Agitato, non mescolato. Non è mai bello far crollare un mito, ma purtroppo va detto: James Bond aveva torto! L'agente al servizio segreto di Sua Maestà è noto per chiedere il proprio Martini shakerato. Un errore, secondo Arnold, che è anche autore della bibbia dei mixologist, Liquid intelligence: «C'è un motivo se un Martini va mescolato e un Daiquiri agitato. Entrambe le tecniche raffreddano, diluiscono e amalgamano gli ingredienti, ma hanno effetti sul sapore e la consistenza che si adattano a ben specifiche ricette».
Agitare un drink, spiega Arnold, lo raffredda e pertanto lo diluisce più di quanto avverrebbe mescolandolo. Ma visto che la percezione del sapore, specialmente della dolcezza, è attenuata a temperature più basse, un drink shakerato ha bisogno in partenza di essere significativamente più dolce del suo equivalente mescolato. Agitare inoltre aumenta la consistenza della bevanda, il che è positivo se si prepara un cocktail con ingredienti come latte, bianco d'uovo o succo di frutta.
Ma non lo è quando si mescola un liquore con un amaro o un distillato, come nel caso del Martini.
L'ora del cocktail dura un minuto. Ma il cocktail, come andrebbe bevuto? Chiacchierando e senza fretta, oppure senza perdere tempo?
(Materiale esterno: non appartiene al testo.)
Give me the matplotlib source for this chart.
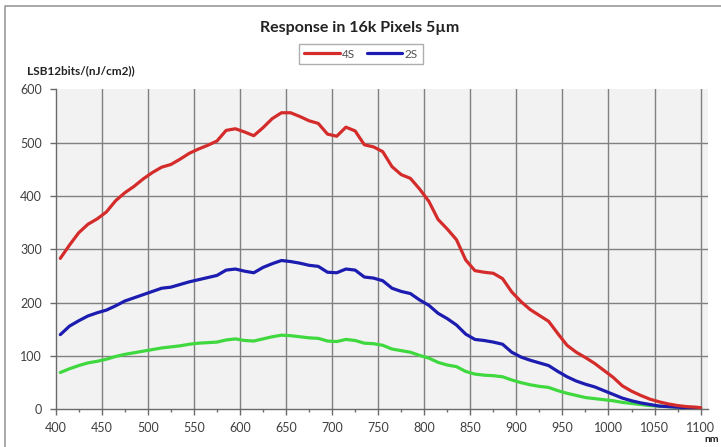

Diluendosi e intiepidendosi, il cocktail è inevitabilmente destinato a perdere l'iniziale armonia tra i sapori: non dovremmo tirarla troppo per le lunghe, soprattutto nel caso dei drink shakerati.
Un drink shakerato,
nel momento in cui viene servito sta già morendo.
Parola di Arnold
Insomma, la fisica, la chimica e altre discipline scientifiche hanno molto da insegnarci, quando siamo alla ricerca del cocktail perfetto. Ma c'è una verità scomoda che molti barman e mixologist fanno sempre fatica ad accettare: il drink perfetto è sempre quello che ci piace di più. Da questo punto di vista siamo tutti un po' James Bond.